Tuesday, April 26, 2011

Cadiz, Spain

93 miles southwest of Seville
Sunday, Apr. 17, 2011      65 degrees                          10:00 AM – 11:00 PM
We followed the coast of Spain towards the Strait of Gibraltar which we transited early this morning.  Due to the high amount of traffic transiting this entrance to the Mediterranean, a traffic scheme has been established to ensure all vessels can safely navigate the strait.  After clearing the traffic scheme we headed on a northerly direction towards Cadiz.
Cadiz is a coastal city in southwestern Spain in the region of Andalusia and the capital of the province of Cadiz.  Traditionally, its date of establishment is about 1100 BC, although as of 2004 no archeological finds have been found that date back further than the 9th century BC>  It is regarded as the most ancient extant city in western Europe.
CADIZ  Surrounded by the Atlantic Ocean on three sides, Cadiz was founded as Gadir by Phoenician traders in 1100 BC and claims to be the oldest continuously inhabited city in the Western world.  Hannibal lived in Cadiz for a time, Julius voyage, after which the city became the home base of the Spanish fleet.  Most of its buildings – including the cathedral, built in part with gold and silver from the New World – date from this period.  The old city is African in appearance and immensely intriguing—a cluster of narrow streets opening onto charming small squares.  The golden cupola of the cathedral looms above low white houses and the whole place has a slightly dilapidated air. 
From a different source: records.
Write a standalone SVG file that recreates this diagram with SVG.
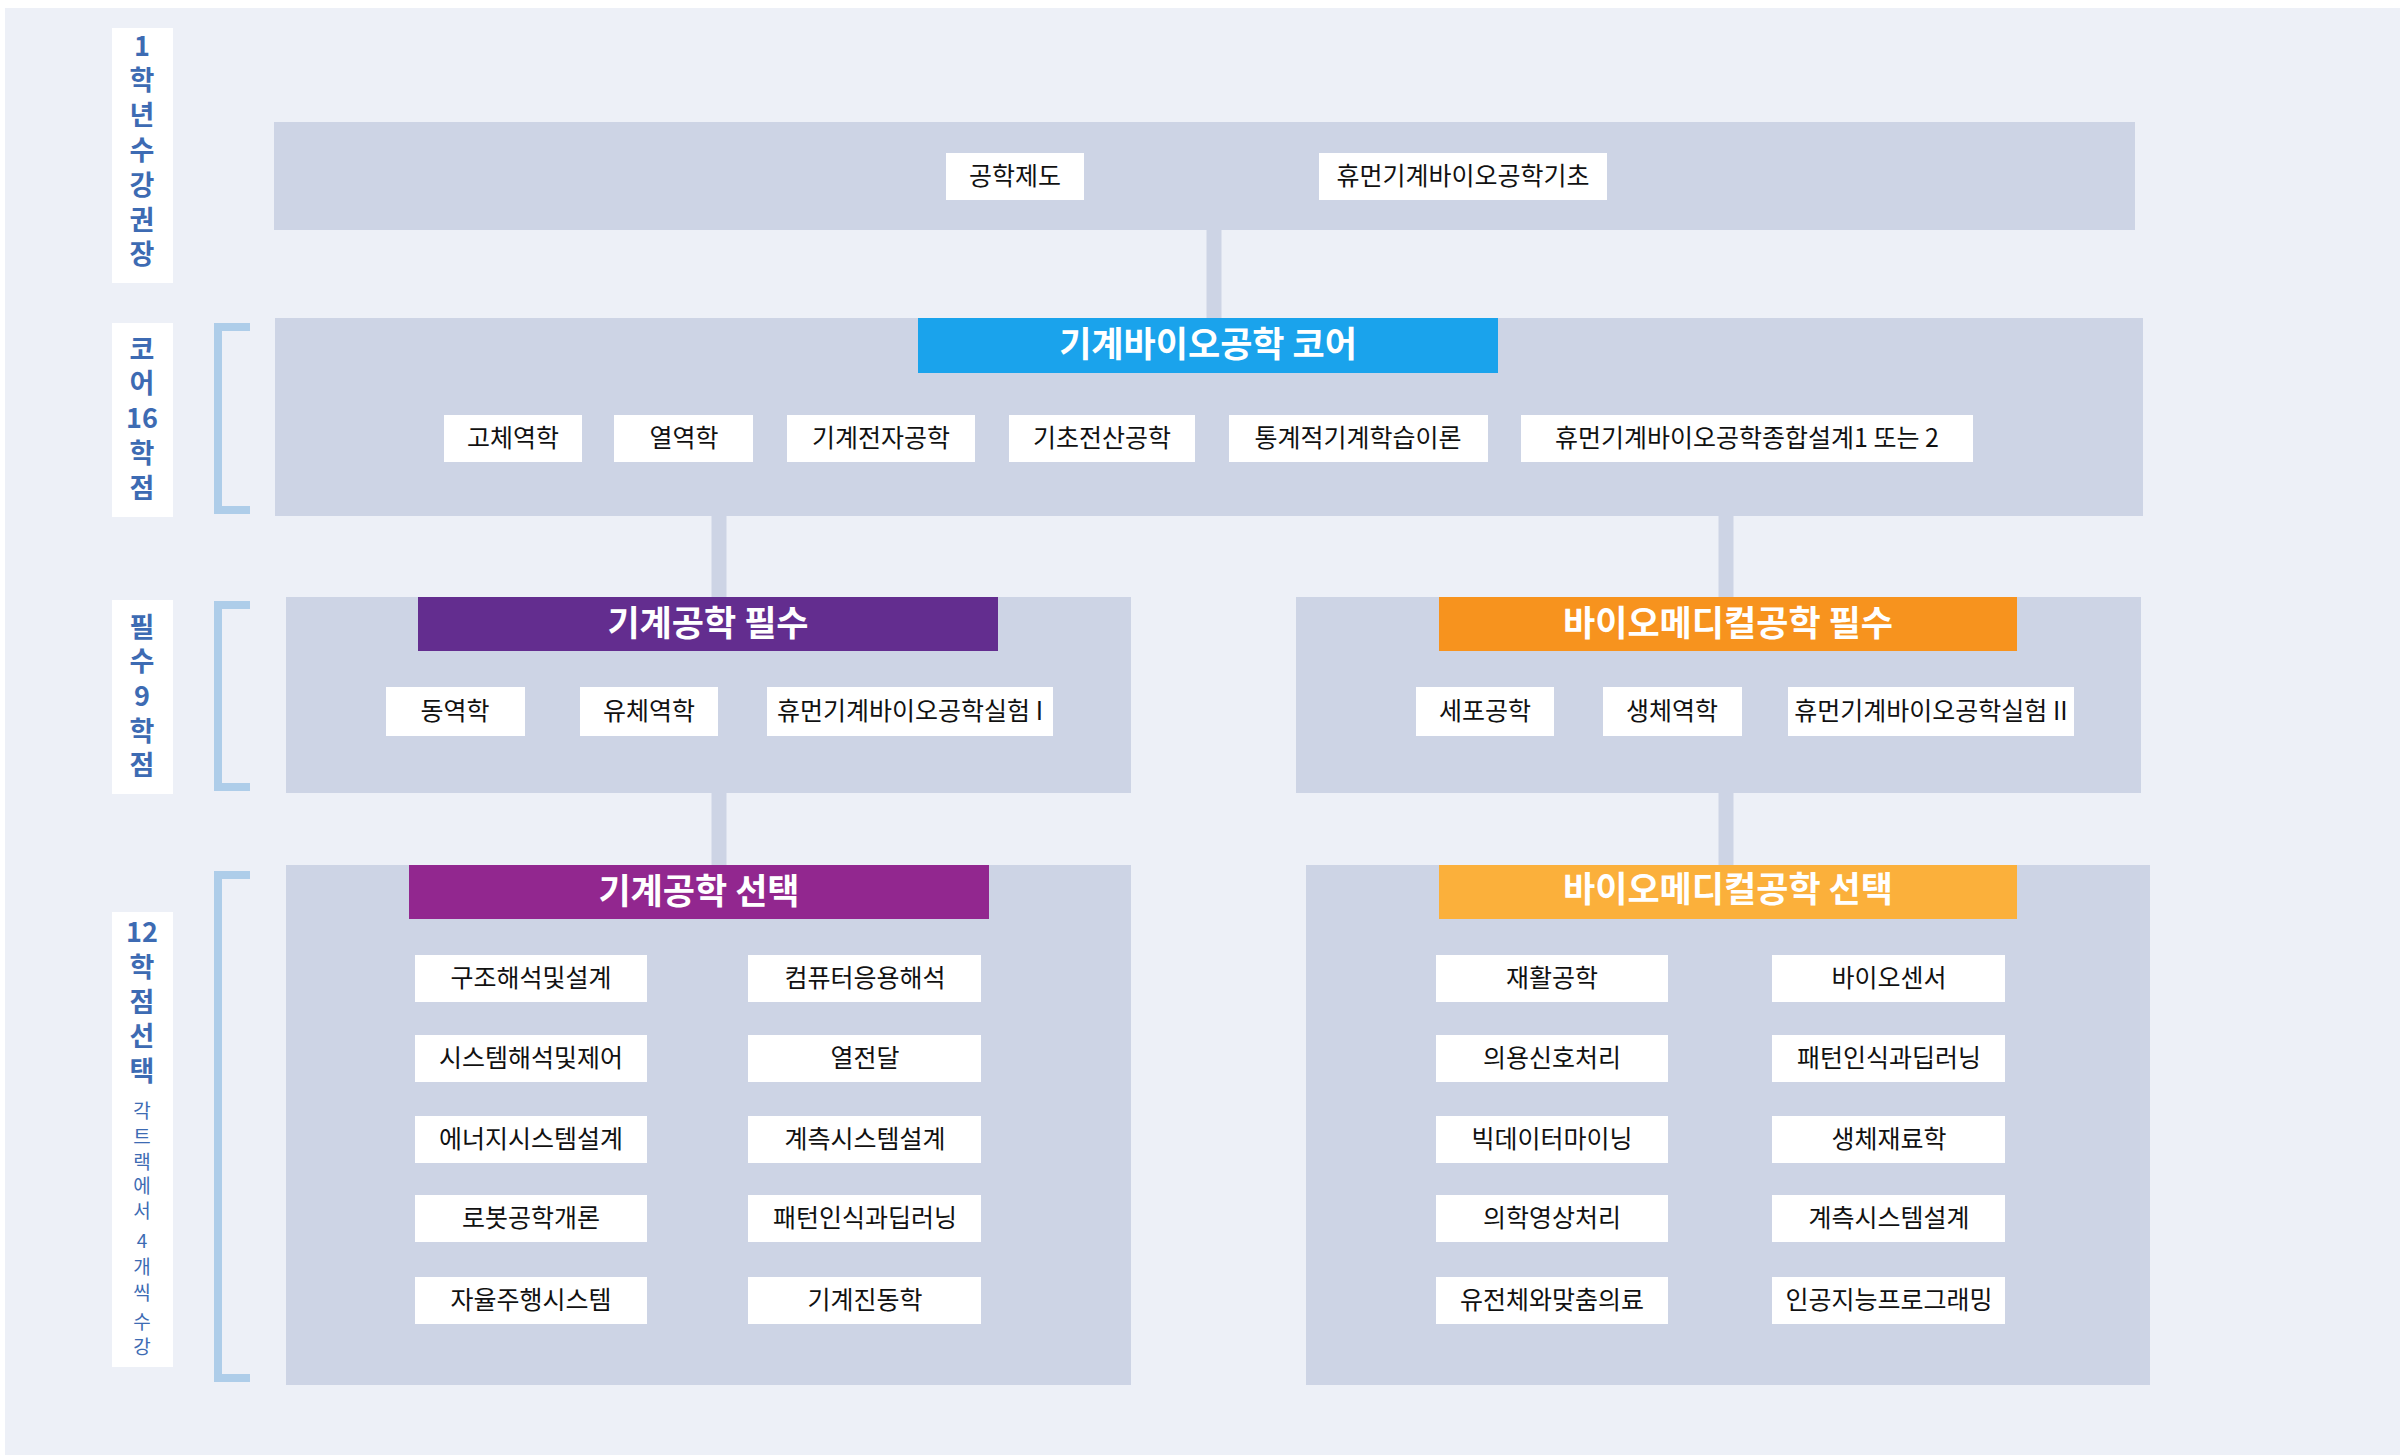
<svg xmlns="http://www.w3.org/2000/svg" width="2400" height="1455" viewBox="0 0 2400 1455">
<style>
.pan{fill:#CDD4E5}
.it rect{fill:#FFFFFF}
.it text{font-family:"Noto Sans CJK KR","Noto Sans",sans-serif;font-size:25px;fill:#111;text-anchor:middle}
.hd text{font-family:"Noto Sans CJK KR","Noto Sans",sans-serif;font-size:35px;font-weight:bold;fill:#fff;text-anchor:middle}
.lb rect{fill:#fff}
.lb text{font-family:"Noto Sans CJK KR","Noto Sans",sans-serif;font-size:27px;font-weight:bold;fill:#3D6BB3;text-anchor:middle}
.lb text.s{font-size:19px;font-weight:normal}
.br{fill:none;stroke:#AECDE9;stroke-width:8}
.cn{stroke:#CDD4E5;stroke-width:15}
</style>
<rect x="0" y="0" width="2400" height="1455" fill="#fff"/>
<rect x="5" y="8" width="2395" height="1447" fill="#EDF0F7"/>

<g id="labels" class="lb">
<rect x="112" y="28" width="61" height="255"/>
<text x="142" y="56">1</text><text x="142" y="90">학</text><text x="142" y="125">년</text><text x="142" y="160">수</text><text x="142" y="195">강</text><text x="142" y="230">권</text><text x="142" y="264">장</text>
<rect x="112" y="323" width="61" height="194"/>
<text x="142" y="359">코</text><text x="142" y="393">어</text><text x="142" y="428">16</text><text x="142" y="463">학</text><text x="142" y="498">점</text>
<rect x="112" y="600" width="61" height="194"/>
<text x="142" y="637">필</text><text x="142" y="671">수</text><text x="142" y="706">9</text><text x="142" y="741">학</text><text x="142" y="775">점</text>
<rect x="112" y="912" width="61" height="455"/>
<text x="142" y="942">12</text><text x="142" y="977">학</text><text x="142" y="1012">점</text><text x="142" y="1046">선</text><text x="142" y="1081">택</text>
<text class="s" x="142" y="1118">각</text><text class="s" x="142" y="1144">트</text><text class="s" x="142" y="1169">랙</text><text class="s" x="142" y="1193">에</text><text class="s" x="142" y="1218">서</text><text class="s" x="142" y="1248">4</text><text class="s" x="142" y="1274">개</text><text class="s" x="142" y="1300">씩</text><text class="s" x="142" y="1329">수</text><text class="s" x="142" y="1354">강</text>
</g>
<g id="brackets">
<path class="br" d="M250 327H218V510H250"/>
<path class="br" d="M250 605H218V787H250"/>
<path class="br" d="M250 875H218V1378H250"/>
</g>

<g id="connectors">
<line class="cn" x1="1214" y1="228" x2="1214" y2="320"/>
<line class="cn" x1="719" y1="514" x2="719" y2="599"/>
<line class="cn" x1="1726" y1="514" x2="1726" y2="599"/>
<line class="cn" x1="719" y1="791" x2="719" y2="867"/>
<line class="cn" x1="1726" y1="791" x2="1726" y2="867"/>
</g>

<g id="year1">
<rect class="pan" x="274" y="122" width="1861" height="108"/>
<g class="it"><rect x="946" y="153" width="138" height="47"/><text x="1015" y="185">공학제도</text></g>
<g class="it"><rect x="1319" y="153" width="288" height="47"/><text x="1463" y="185">휴먼기계바이오공학기초</text></g>
</g>

<g id="core">
<rect class="pan" x="275" y="318" width="1868" height="198"/>
<g class="hd"><rect x="918" y="318" width="580" height="55" fill="#1AA3EC"/><text x="1208" y="357">기계바이오공학 코어</text></g>
<g class="it"><rect x="444" y="415" width="138" height="47"/><text x="513" y="447">고체역학</text></g>
<g class="it"><rect x="614" y="415" width="139" height="47"/><text x="684" y="447">열역학</text></g>
<g class="it"><rect x="787" y="415" width="188" height="47"/><text x="881" y="447">기계전자공학</text></g>
<g class="it"><rect x="1009" y="415" width="186" height="47"/><text x="1102" y="447">기초전산공학</text></g>
<g class="it"><rect x="1229" y="415" width="259" height="47"/><text x="1358" y="447">통계적기계학습이론</text></g>
<g class="it"><rect x="1521" y="415" width="452" height="47"/><text x="1747" y="447">휴먼기계바이오공학종합설계1 또는 2</text></g>
</g>

<g id="me-req">
<rect class="pan" x="286" y="597" width="845" height="196"/>
<g class="hd"><rect x="418" y="597" width="580" height="54" fill="#632D8F"/><text x="708" y="636">기계공학 필수</text></g>
<g class="it"><rect x="386" y="687" width="139" height="49"/><text x="455" y="720">동역학</text></g>
<g class="it"><rect x="580" y="687" width="138" height="49"/><text x="649" y="720">유체역학</text></g>
<g class="it"><rect x="767" y="687" width="286" height="49"/><text x="910" y="720">휴먼기계바이오공학실험 I</text></g>
</g>

<g id="bio-req">
<rect class="pan" x="1296" y="597" width="845" height="196"/>
<g class="hd"><rect x="1439" y="597" width="578" height="54" fill="#F7931E"/><text x="1728" y="636">바이오메디컬공학 필수</text></g>
<g class="it"><rect x="1416" y="687" width="138" height="49"/><text x="1485" y="720">세포공학</text></g>
<g class="it"><rect x="1603" y="687" width="139" height="49"/><text x="1672" y="720">생체역학</text></g>
<g class="it"><rect x="1788" y="687" width="286" height="49"/><text x="1931" y="720">휴먼기계바이오공학실험 II</text></g>
</g>

<g id="me-sel">
<rect class="pan" x="286" y="865" width="845" height="520"/>
<g class="hd"><rect x="409" y="865" width="580" height="54" fill="#92278F"/><text x="699" y="904">기계공학 선택</text></g>
<g class="it"><rect x="415" y="955" width="232" height="47"/><text x="531" y="987">구조해석및설계</text></g>
<g class="it"><rect x="415" y="1035" width="232" height="47"/><text x="531" y="1067">시스템해석및제어</text></g>
<g class="it"><rect x="415" y="1116" width="232" height="47"/><text x="531" y="1148">에너지시스템설계</text></g>
<g class="it"><rect x="415" y="1195" width="232" height="47"/><text x="531" y="1227">로봇공학개론</text></g>
<g class="it"><rect x="415" y="1277" width="232" height="47"/><text x="531" y="1309">자율주행시스템</text></g>
<g class="it"><rect x="748" y="955" width="233" height="47"/><text x="865" y="987">컴퓨터응용해석</text></g>
<g class="it"><rect x="748" y="1035" width="233" height="47"/><text x="865" y="1067">열전달</text></g>
<g class="it"><rect x="748" y="1116" width="233" height="47"/><text x="865" y="1148">계측시스템설계</text></g>
<g class="it"><rect x="748" y="1195" width="233" height="47"/><text x="865" y="1227">패턴인식과딥러닝</text></g>
<g class="it"><rect x="748" y="1277" width="233" height="47"/><text x="865" y="1309">기계진동학</text></g>
</g>

<g id="bio-sel">
<rect class="pan" x="1306" y="865" width="844" height="520"/>
<g class="hd"><rect x="1439" y="865" width="578" height="54" fill="#FBB03B"/><text x="1728" y="902">바이오메디컬공학 선택</text></g>
<g class="it"><rect x="1436" y="955" width="232" height="47"/><text x="1552" y="987">재활공학</text></g>
<g class="it"><rect x="1436" y="1035" width="232" height="47"/><text x="1552" y="1067">의용신호처리</text></g>
<g class="it"><rect x="1436" y="1116" width="232" height="47"/><text x="1552" y="1148">빅데이터마이닝</text></g>
<g class="it"><rect x="1436" y="1195" width="232" height="47"/><text x="1552" y="1227">의학영상처리</text></g>
<g class="it"><rect x="1436" y="1277" width="232" height="47"/><text x="1552" y="1309">유전체와맞춤의료</text></g>
<g class="it"><rect x="1772" y="955" width="233" height="47"/><text x="1889" y="987">바이오센서</text></g>
<g class="it"><rect x="1772" y="1035" width="233" height="47"/><text x="1889" y="1067">패턴인식과딥러닝</text></g>
<g class="it"><rect x="1772" y="1116" width="233" height="47"/><text x="1889" y="1148">생체재료학</text></g>
<g class="it"><rect x="1772" y="1195" width="233" height="47"/><text x="1889" y="1227">계측시스템설계</text></g>
<g class="it"><rect x="1772" y="1277" width="233" height="47"/><text x="1889" y="1309">인공지능프로그래밍</text></g>
</g>
</svg>
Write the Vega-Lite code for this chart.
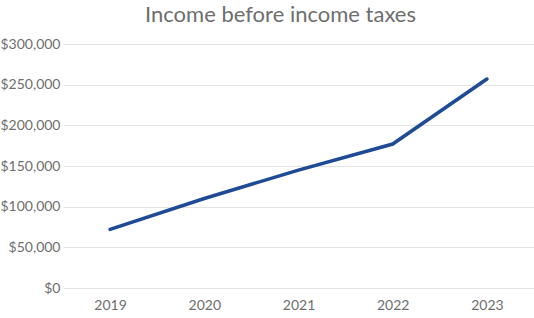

We took a shore excursion “Stunning Seville”.  From Cadiz we had a 1-1/2 hour drive through Andalusia’s cork plantations to Spain’s 4th largest city, Seville.  It  is the capital of Andulusia, and has a Muslim heritage.  Seville’s whitewashed houses bright with bougainvillea, its ocher-coloured palaces, and its baroque facades have long enchanted both Sevillanos and travelers.  Seville oranges are too bitter to eat except as Scottish-made marmalade. 
Seville throws the most spectacular fiesta in all of Spain during Holy Week, between Palm Sunday and Easter, followed by the decidedly more secular Feria de Abril, starring horses and bullfights. 
Our coach let us off at the Spanish Square.  From there we walked to Pilot’s House, which is a normal family residence fashioned after the Alcazar.  It has Moorish, Italian and Renaissance influence (Roman sculptures).  It is known as Pilot’s House because Don Fadrique allegedly modeled it on Pontius Pilate’s house in Jerusalem where he had gone on a pilgrimage in 1518. 
We went to Pilot’s House instead of the Cathedral as this is Palm Sunday and there will be 60 processions passing through it in the next week.  In the parades the people have special costumes on that cover their faces – to have a private station of penetance.    They have to wear sandals or bare feet.  We went to the Macarena Hotel for a hot and cold buffet lunch.  We then visited the oldest area (the Jewish Quarter).  The twisting alleyways and traditional whitewashed houses add to the tourist charm of this barrio.   We were given ½ an hour to shop in the Santa Cruz quarter with its ceramic tiles and iron railings. 
We next visited the magnificent Alcazar – royal residence – a monument to the Moorish occupation of Spain surrounded by glorious gardens.  The palace is the official Seville residence of the king and queen when they are in town.  We visited the Hall of Justice, the Courtyard of Plaster, and the Court of the Damsels which opened off the Hall of the Ambassadors.  There were ducks in the pond in the garden and well as many, many Carp to keep the water clean. 
We drove the 1-1/2 hours back to the ship where we had a cultural presentation which showcased flamenco dancers.